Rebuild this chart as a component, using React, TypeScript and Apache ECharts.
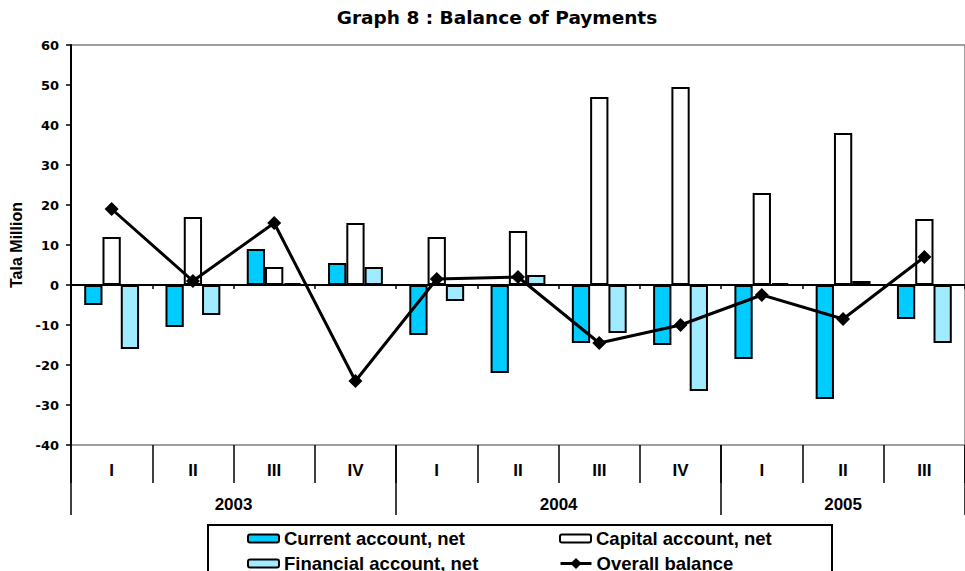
import React, { useEffect, useRef } from "react";
import * as echarts from "echarts";

const quarters = ["I", "II", "III", "IV", "I", "II", "III", "IV", "I", "II", "III"];
const years = ["2003", "2004", "2005"];
const yearSpans = [4, 4, 3];
const currentAccount = [-5, -10.5, 9, 5.5, -12.5, -22, -14.5, -15, -18.5, -28.5, -8.5];
const capitalAccount = [12, 17, 4.5, 15.5, 12, 13.5, 47, 49.5, 23, 38, 16.5];
const financialAccount = [-16, -7.5, 0.5, 4.5, -4, 2.5, -12, -26.5, 0.5, 1, -14.5];
const overallBalance = [19, 1, 15.5, -24, 1.5, 2, -14.5, -10, -2.5, -8.5, 7];
const seriesNames = ["Current account, net", "Capital account, net", "Financial account, net", "Overall balance"];

const ARIAL = "'Liberation Sans', Arial, sans-serif";
const WIDE = "'DejaVu Sans', Verdana, sans-serif";

export default function App() {
  const ref = useRef<HTMLDivElement>(null);
  useEffect(() => {
    if (!ref.current) return;
    const chart = echarts.init(ref.current, null, { renderer: "svg" });
    const bounds: number[] = [0];
    const centers: number[] = [];
    let acc = 0;
    yearSpans.forEach((s) => {
      centers.push(acc + s / 2);
      acc += s;
      bounds.push(acc);
    });
    const yearAt = (v: number) => {
      const i = centers.findIndex((c) => Math.abs(c - v) < 1e-6);
      return i >= 0 ? years[i] : "";
    };
    const barBorder = { borderColor: "#000", borderWidth: 2 };
    const legendText = { fontFamily: ARIAL, fontWeight: "bold", fontSize: 18.5, color: "#000" };
    const legendPos = [
      { left: 247, top: 529 },
      { left: 559, top: 529 },
      { left: 247, top: 554 },
      { left: 559, top: 554 },
    ];
    chart.setOption({
      animation: false,
      backgroundColor: "#fff",
      textStyle: { fontFamily: ARIAL },
      title: {
        text: "Graph 8 : Balance of Payments",
        left: 492,
        top: 3,
        textAlign: "center",
        textStyle: { fontFamily: WIDE, fontWeight: "bold", fontSize: 18.5, color: "#000" },
      },
      grid: {
        left: 71,
        top: 45,
        right: -11,
        bottom: 126,
        show: true,
        borderColor: "#808080",
        borderWidth: 1.5,
        backgroundColor: "transparent",
      },
      legend: seriesNames.map((n, i) => ({
        data: [n],
        orient: "horizontal",
        left: legendPos[i].left,
        top: legendPos[i].top,
        padding: 0,
        itemWidth: 31,
        itemHeight: i === 3 ? 14 : 8,
        lineStyle: { width: 3, color: "#000" },
        textStyle: legendText,
      })),
      graphic: [
        {
          type: "rect",
          shape: { x: 208, y: 525, width: 624, height: 70 },
          style: { fill: "none", stroke: "#000", lineWidth: 2 },
          silent: true,
        },
      ],
      xAxis: [
        {
          type: "category",
          data: quarters,
          position: "bottom",
          axisLine: { onZero: true, lineStyle: { color: "#000", width: 2 } },
          axisTick: { show: true, length: 4, lineStyle: { color: "#000", width: 1.5 } },
          axisLabel: { show: false },
          splitLine: { show: false },
        },
        {
          type: "category",
          data: quarters,
          position: "bottom",
          axisLine: { show: false, onZero: false },
          axisTick: { show: true, length: 38, lineStyle: { color: "#000", width: 1.5 } },
          axisLabel: {
            margin: 17,
            fontFamily: ARIAL,
            fontWeight: "bold",
            fontSize: 17,
            color: "#000",
          },
          splitLine: { show: false },
        },
        {
          type: "value",
          min: 0,
          max: quarters.length,
          position: "bottom",
          axisLine: { show: false, onZero: false },
          axisTick: { show: true, length: 70, customValues: bounds, lineStyle: { color: "#000", width: 1.5 } },
          axisLabel: {
            customValues: centers,
            margin: 51,
            formatter: (v: number) => yearAt(v),
            fontFamily: ARIAL,
            fontWeight: "bold",
            fontSize: 17,
            color: "#000",
          },
          splitLine: { show: false },
        },
      ],
      yAxis: {
        type: "value",
        min: -40,
        max: 60,
        interval: 10,
        name: "Tala Million",
        nameLocation: "middle",
        nameRotate: 90,
        nameGap: 44,
        nameTextStyle: { fontFamily: ARIAL, fontWeight: "bold", fontSize: 16, color: "#000" },
        axisLine: { show: true, lineStyle: { color: "#000", width: 2 } },
        axisTick: { show: true, length: 5, lineStyle: { color: "#000", width: 1.5 } },
        axisLabel: { margin: 12, fontFamily: WIDE, fontWeight: "bold", fontSize: 13, color: "#000" },
        splitLine: { show: false },
      },
      series: [
        {
          name: seriesNames[0],
          type: "bar",
          data: currentAccount,
          barGap: "0%",
          barCategoryGap: "32.5%",
          itemStyle: { color: "#00CCFF", ...barBorder },
        },
        {
          name: seriesNames[1],
          type: "bar",
          data: capitalAccount,
          itemStyle: { color: "#FFFFFF", ...barBorder },
        },
        {
          name: seriesNames[2],
          type: "bar",
          data: financialAccount,
          itemStyle: { color: "#A0EBFF", ...barBorder },
        },
        {
          name: seriesNames[3],
          type: "line",
          data: overallBalance,
          symbol: "diamond",
          symbolSize: 14,
          lineStyle: { color: "#000", width: 3 },
          itemStyle: { color: "#000" },
          z: 5,
        },
      ],
    });
    return () => chart.dispose();
  }, []);
  return (
    <div
      ref={ref}
      style={{ position: "fixed", left: 0, top: 0, width: 965, height: 571 }}
    />
  );
}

※ ※ ※

PROBLEM TO SOLVE » Leave the pictures out and reproduce exactly the lines from the top of the listing above through the line with "import * as".

THE SOLUTION »
Rebuild this chart as a component, using React, TypeScript and Apache ECharts.
import React, { useEffect, useRef } from "react";
import * as echarts from "echarts";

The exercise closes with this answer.